I read the link you pasted above. but it doesn’t answer my question:
whare is the difference of parameter, tensor and variable? is there any doc about that?
The short answer is: Variables are deprecated, nn.Parameters require gradients and are automatically registered inside nn.Modules (so that they are returned in their state_dict and pushed to the device via model.to()), tensors are just array-like objects which can require gradients.
in customized layer, parameter should not be re-assigned by =.
during model loading and initialization, if I use model.named_parameters() to get each parameter, could I use “=” to re-initialize it?
The same reasoning applies here as well:
you can re-assign new parameters, but the internal parameter (assigned to self.param) is a new parameter and in case you have already passed model.parameters() to the optimizers etc. this new parameter will not be trained.

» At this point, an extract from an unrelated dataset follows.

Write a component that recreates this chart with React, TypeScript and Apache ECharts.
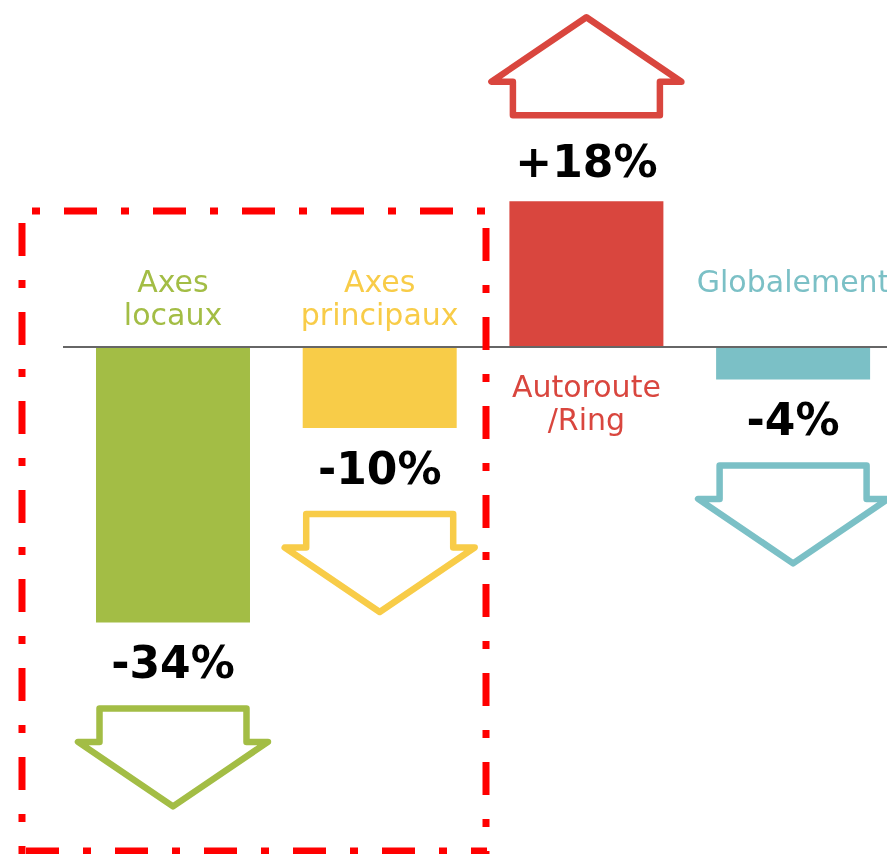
import React, { useEffect, useRef } from "react";
import * as echarts from "echarts";

const categories = ["Axes\nlocaux", "Axes\nprincipaux", "Autoroute\n/Ring", "Globalement"];
const values = [-34, -10, 18, -4];
const palette = ["#a3bd45", "#f8cc48", "#d9463e", "#7bc0c6"];

export default function App() {
  const ref = useRef<HTMLDivElement>(null);
  useEffect(() => {
    if (!ref.current) return;
    const chart = echarts.init(ref.current, null, { renderer: "svg" });
    const dash = { stroke: "#ff0000", lineWidth: 7, lineDash: [33, 24, 8, 24] };
    chart.setOption({
      animation: false,
      grid: { left: 69.65, right: -9.45, top: 23, bottom: 21, outerBoundsMode: "none" },
      xAxis: { type: "category", data: categories, show: false },
      yAxis: { type: "value", min: -60, max: 40, show: false },
      series: [
        {
          type: "custom",
          data: values.map((v, i) => [i, v]),
          renderItem: (params: any, api: any) => {
            const i = api.value(0);
            const v = api.value(1);
            const base = api.coord([i, 0]);
            const end = api.coord([i, v]);
            const bw = api.size([1, 0])[0] * 0.745;
            const cx = base[0];
            const dir = v < 0 ? 1 : -1;
            const color = palette[params.dataIndex];
            const children: any[] = [];
            if (params.dataIndex === 0) {
              children.push({
                type: "line",
                shape: { x1: cx - bw / 2 - 33, y1: base[1], x2: api.getWidth(), y2: base[1] },
                style: { stroke: "#666666", lineWidth: 2 },
                z2: 5,
              });
            }
            children.push({
              type: "rect",
              shape: { x: cx - bw / 2, y: Math.min(base[1], end[1]) + (v < 0 ? 1 : 0), width: bw, height: Math.abs(end[1] - base[1]) - 1 },
              style: { fill: color },
              z2: 4,
            });
            children.push({
              type: "text",
              style: {
                text: (v > 0 ? "+" : "") + v + "%",
                x: cx,
                y: end[1] + dir * 40,
                align: "center",
                verticalAlign: "middle",
                fill: "#000000",
                fontFamily: "DejaVu Sans",
                fontWeight: "bold",
                fontSize: 44,
              },
            });
            children.push({
              type: "text",
              style: {
                text: categories[params.dataIndex],
                x: cx,
                y: v < 0 ? base[1] - 82 : base[1] + 23,
                align: "center",
                verticalAlign: "top",
                lineHeight: 33,
                fill: color,
                fontFamily: "DejaVu Sans",
                fontSize: 30,
              },
            });
            const hw = bw / 2 - 3.5;
            const ww = bw / 2 + 18;
            const s0 = end[1] + dir * 86;
            const s1 = end[1] + dir * 119.5;
            const tip = end[1] + dir * 184;
            children.push({
              type: "polygon",
              shape: {
                points: [
                  [cx - hw, s0],
                  [cx + hw, s0],
                  [cx + hw, s1],
                  [cx + ww, s1],
                  [cx, tip],
                  [cx - ww, s1],
                  [cx - hw, s1],
                ],
              },
              style: { fill: "none", stroke: color, lineWidth: 6.5, lineJoin: "round" },
            });
            return { type: "group", children };
          },
        },
      ],
      graphic: [
        { type: "line", z: 100, shape: { x1: 22, y1: 211, x2: 487, y2: 211 }, style: { ...dash, lineDashOffset: 47 } },
        { type: "line", z: 100, shape: { x1: 22, y1: 211, x2: 22, y2: 854 }, style: { ...dash, lineDashOffset: 77 } },
        { type: "line", z: 100, shape: { x1: 486, y1: 211, x2: 486, y2: 854 }, style: { ...dash, lineDashOffset: 72 } },
        { type: "line", z: 100, shape: { x1: 22, y1: 851, x2: 487, y2: 851 }, style: { ...dash, lineDashOffset: 85 } },
      ],
    });
    return () => chart.dispose();
  }, []);
  return <div ref={ref} style={{ position: "fixed", left: 0, top: 0, width: 887, height: 854 }} />;
}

It depends on your use case if that’s a concern or not.
in summarization:
if parameter is re-assigned in layer or out of layer, parameter will not be parameter and will become tensor. and will not be optimzed
No, this is not correct. The new parameter, will still be a parameter, but since it’s a new object you have to be careful where the old object was already used (e.g. via a reference in the optimizer) and would thus need to update it etc.

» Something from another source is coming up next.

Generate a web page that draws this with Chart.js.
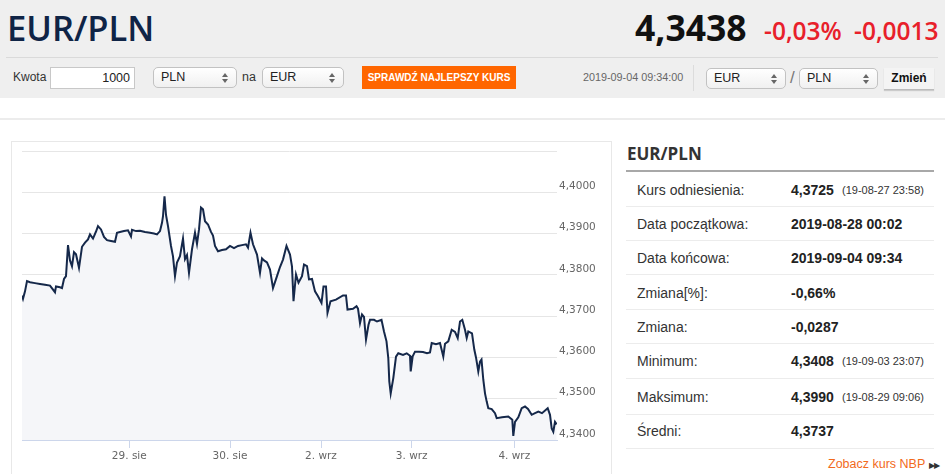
<!DOCTYPE html>
<html><head><meta charset="utf-8">
<script src="https://cdn.jsdelivr.net/npm/chart.js@4.4.1/dist/chart.umd.min.js"></script>
<style>
html,body{margin:0;padding:0;}
body{width:945px;height:474px;overflow:hidden;position:relative;background:#fff;font-family:"Liberation Sans",Arial,sans-serif;color:#333;}
.a{position:absolute;white-space:nowrap;}
#hdr{position:absolute;left:0;top:0;width:945px;height:98px;background:#efefef;}
.sel{position:absolute;box-sizing:border-box;height:21px;border:1px solid #c2c2c2;border-radius:5px;background:linear-gradient(#ffffff,#f0f0f0);font-size:12.5px;line-height:19px;padding-left:7px;color:#222;}
.sel .up,.sel .dn{position:absolute;right:8px;width:0;height:0;border-left:3px solid transparent;border-right:3px solid transparent;}
.sel .up{top:5px;border-bottom:4px solid #666;}
.sel .dn{top:11px;border-top:4px solid #666;}
.lab{position:absolute;left:637px;font-size:14px;line-height:20px;color:#333;white-space:nowrap;}
.val{position:absolute;left:791px;font-size:14px;line-height:20px;font-weight:bold;color:#222;white-space:nowrap;}
.sm{position:absolute;left:842px;font-size:11px;line-height:20px;color:#333;white-space:nowrap;}
.rs{position:absolute;left:626px;width:308px;height:1px;background:#ececec;}
</style></head><body>
<div id="hdr"></div>
<div class="a" style="left:7px;top:11px;font:600 34.5px/34px 'Open Sans';color:#0f2446;">EUR/PLN</div>
<div class="a" style="left:635px;top:10px;font:700 35.5px/35px 'Open Sans';color:#111;">4,3438</div>
<div class="a" style="left:764px;top:19px;font:600 24.5px/24px 'Open Sans';color:#e8202a;">-0,03%</div>
<div class="a" style="left:854px;top:19px;font:600 24.5px/24px 'Open Sans';color:#e8202a;">-0,0013</div>
<div class="a" style="left:6px;top:57px;width:932px;height:1px;background:#dadada;"></div>

<div class="a" style="left:13px;top:70px;font-size:12px;line-height:14px;color:#333;">Kwota</div>
<div class="a" style="left:50px;top:67px;width:85px;height:22px;box-sizing:border-box;border:1px solid #c8c8c8;background:#fff;font-size:12.5px;line-height:20px;text-align:right;padding-right:4px;color:#222;">1000</div>
<div class="sel" style="left:153px;top:67px;width:84px;">PLN<span class="up"></span><span class="dn"></span></div>
<div class="a" style="left:242px;top:70px;font-size:12.5px;line-height:14px;">na</div>
<div class="sel" style="left:262px;top:67px;width:82px;">EUR<span class="up"></span><span class="dn"></span></div>
<div class="a" style="left:362px;top:66px;width:154px;height:23px;background:#ff6600;color:#fff;font-weight:bold;font-size:10px;line-height:23px;text-align:center;">SPRAWDŹ NAJLEPSZY KURS</div>
<div class="a" style="left:583px;top:71px;font-size:10.8px;line-height:13px;color:#666;">2019-09-04 09:34:00</div>
<div class="a" style="left:693px;top:65px;width:1px;height:26px;background:#dcdcdc;"></div>
<div class="sel" style="left:706px;top:68px;width:80px;">EUR<span class="up"></span><span class="dn"></span></div>
<div class="a" style="left:790px;top:68px;font-size:17px;line-height:20px;color:#777;">/</div>
<div class="sel" style="left:799px;top:68px;width:79px;">PLN<span class="up"></span><span class="dn"></span></div>
<div class="a" style="left:884px;top:68px;width:50px;height:21px;background:#f4f4f4;border-bottom:1px solid #bbb;box-shadow:0 1px 1px rgba(0,0,0,.15);font-weight:bold;font-size:12px;line-height:21px;text-align:center;color:#111;">Zmień</div>

<div class="a" style="left:0;top:118px;width:945px;height:2px;background:#ececec;"></div>

<div class="a" style="left:11px;top:141px;width:601px;height:345px;box-sizing:border-box;border:1px solid #e8e8e8;"></div>
<canvas id="c" width="599" height="332" style="position:absolute;left:12px;top:142px;width:599px;height:332px;"></canvas>

<div class="a" style="left:627px;top:144px;font:700 17px/20px 'Open Sans';color:#333;">EUR/PLN</div>
<div class="a" style="left:626px;top:170px;width:308px;height:2px;background:#a8a8a8;"></div>

<div class="lab" style="top:180px;">Kurs odniesienia:</div><div class="val" style="top:180px;">4,3725</div><div class="sm" style="top:180px;">(19-08-27 23:58)</div>
<div class="rs" style="top:206px;"></div>
<div class="lab" style="top:214px;">Data początkowa:</div><div class="val" style="top:214px;">2019-08-28 00:02</div>
<div class="rs" style="top:240px;"></div>
<div class="lab" style="top:248px;">Data końcowa:</div><div class="val" style="top:248px;">2019-09-04 09:34</div>
<div class="rs" style="top:274px;"></div>
<div class="lab" style="top:283px;">Zmiana[%]:</div><div class="val" style="top:283px;">-0,66%</div>
<div class="rs" style="top:309px;"></div>
<div class="lab" style="top:317px;">Zmiana:</div><div class="val" style="top:317px;">-0,0287</div>
<div class="rs" style="top:343px;"></div>
<div class="lab" style="top:351px;">Minimum:</div><div class="val" style="top:351px;">4,3408</div><div class="sm" style="top:351px;">(19-09-03 23:07)</div>
<div class="rs" style="top:378px;"></div>
<div class="lab" style="top:387px;">Maksimum:</div><div class="val" style="top:387px;">4,3990</div><div class="sm" style="top:387px;">(19-08-29 09:06)</div>
<div class="rs" style="top:414px;"></div>
<div class="lab" style="top:421px;">Średni:</div><div class="val" style="top:421px;">4,3737</div>
<div class="rs" style="top:448px;"></div>
<div class="a" style="left:828px;top:457px;font-size:12.5px;line-height:15px;color:#f26a1b;">Zobacz kurs NBP <span style="font-size:8px;color:#333;letter-spacing:-1px;">&#9654;&#9654;</span></div>

<script>
// ordinal positions of samples along the time axis (weekend gap compressed)
const xPos = [0,1,3,5,8,13,18,23,28,33,34,38,40,42,44,46,48,50,52,54,
57,60,63,66,68,71,74,76,79,82,85,89,93,95,98,102,106,109,110,114,
118,123,128,132,135,138,140,141,142.5,144,146,149,151,153,155,158,161,163,165,167,
170,173,175,177,179,181,183,186,189,191,193,196,200,204,208,212,216,220,224,226,
228.5,231,235,238,240,242,245,248,251,255,258,261,264.5,268,270,271.5,274,276.5,280,282,
285,287,290,293,296,299.5,301.5,304,305.5,308.5,314,321,324,325.5,331,334.5,336,338,340,342,
344,346.5,348,352,355,359.5,362,364.5,366.3,367.3,368.7,371.3,374,376.3,381,384.7,388,388.7,390.7,393,
397,401,405,408,409.7,414,418,421.3,423,426.3,429.7,433,435.7,438,440.3,443,444.7,446.3,450,452.3,
454,456.3,458,459.5,461.3,463,464.7,466.3,469.7,473,474.7,480,486.3,490.3,491.3,493,496.3,499.7,503,506,
509.7,513,516.3,520,525.7,528,529.7,531.3,533,534.7];
// EUR/PLN rate
const rates = [4.3750,4.3742,4.3760,4.3785,4.3782,4.3780,4.3778,4.3776,4.3774,4.3758,4.3772,4.3770,4.3768,4.3790,4.3797,4.3872,4.3835,4.3821,4.3855,4.3850,
4.3817,4.3868,4.3878,4.3886,4.3898,4.3888,4.3905,4.3918,4.3910,4.3892,4.3884,4.3882,4.3880,4.3902,4.3904,4.3906,4.3908,4.3893,4.3909,4.3906,
4.3907,4.3904,4.3902,4.3900,4.3898,4.3906,4.3926,4.3942,4.3990,4.3945,4.3918,4.3870,4.3845,4.3797,4.3830,4.3845,4.3888,4.3838,4.3848,4.3805,
4.3862,4.3902,4.3875,4.3910,4.3963,4.3959,4.3930,4.3922,4.3904,4.3895,4.3870,4.3857,4.3860,4.3862,4.3870,4.3865,4.3870,4.3872,4.3874,4.3866,
4.3902,4.3874,4.3849,4.3805,4.3840,4.3835,4.3830,4.3813,4.3768,4.3797,4.3819,4.3837,4.3870,4.3849,4.3820,4.3736,4.3801,4.3781,4.3797,4.3825,
4.3821,4.3789,4.3790,4.3760,4.3748,4.3732,4.3772,4.3772,4.3708,4.3736,4.3740,4.3750,4.3750,4.3716,4.3718,4.3724,4.3718,4.3683,4.3704,4.3698,
4.3643,4.3679,4.3691,4.3691,4.3687,4.3691,4.3663,4.3639,4.3598,4.3542,4.3513,4.3550,4.3602,4.3610,4.3606,4.3610,4.3604,4.3566,4.3603,4.3614,
4.3614,4.3613,4.3610,4.3612,4.3635,4.3632,4.3635,4.3602,4.3633,4.3639,4.3667,4.3662,4.3647,4.3687,4.3691,4.3667,4.3647,4.3663,4.3658,4.3619,
4.3600,4.3566,4.3590,4.3595,4.3546,4.3513,4.3493,4.3477,4.3475,4.3465,4.3453,4.3455,4.3457,4.3449,4.3410,4.3444,4.3455,4.3477,4.3481,4.3475,
4.3461,4.3465,4.3469,4.3465,4.3477,4.3461,4.3428,4.3420,4.3444,4.3438];
// day ticks on the ordinal axis
const dayTickPos = [107.3, 208, 299, 389.7, 492.3];
const dayTickLabels = ['29. sie', '30. sie', '2. wrz', '3. wrz', '4. wrz'];
const yMin = 4.34, yMax = 4.41, yStep = 0.01;

const points = xPos.map((x, i) => ({x: x, y: rates[i]}));
const tickFont = {family: "'DejaVu Sans', Verdana, sans-serif", size: 10.5};

new Chart(document.getElementById('c'), {
  type: 'line',
  data: {datasets: [{
    data: points,
    borderColor: '#15284a',
    borderWidth: 2,
    pointRadius: 0,
    tension: 0,
    fill: 'start',
    backgroundColor: '#f5f6f9'
  }]},
  options: {
    responsive: false,
    animation: false,
    events: [],
    layout: {padding: {left: 10, top: 9, right: 0, bottom: 0}},
    plugins: {legend: {display: false}, tooltip: {enabled: false}},
    scales: {
      x: {
        type: 'linear',
        min: 0,
        max: 535,
        afterBuildTicks: s => { s.ticks = dayTickPos.map(v => ({value: v})); },
        afterFit: s => { s.height = 34; },
        ticks: {
          autoSkip: false, maxRotation: 0, padding: 2,
          color: '#666', font: tickFont,
          callback: (v, i) => dayTickLabels[i]
        },
        grid: {drawOnChartArea: false, drawTicks: true, tickLength: 8, color: '#ccd6eb'},
        border: {display: true, color: '#ccd6eb'}
      },
      y: {
        position: 'right',
        min: yMin,
        max: yMax,
        afterFit: s => { s.width = 54; },
        ticks: {
          stepSize: yStep,
          padding: 2,
          labelOffset: -6,
          color: '#666',
          font: tickFont,
          callback: v => (v > yMax - yStep / 2) ? '' : v.toFixed(4).replace('.', ',')
        },
        grid: {
          drawTicks: false,
          color: c => (c.tick && c.tick.value < yMin + yStep / 2) ? 'rgba(0,0,0,0)' : '#e6e6e6'
        },
        border: {display: false}
      }
    }
  }
});
</script>
</body></html>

The critical point is that you have to consider that the reassignment creates a new parameter (object) and then you should check if any other changes are needed (e.g. adding it to the optimizer).
the upper code will generate a new parameter self.mask_weight. so I need to consider whether the new self.mask_weight is added to optimizer. is my understanding correct?
once I do self.mask_weight * temp, the code return a tensor but not a parameter. If I want to assign it parameter, I should do self.mask_weight = nn.Parameter(self.mask_weight * temp). right?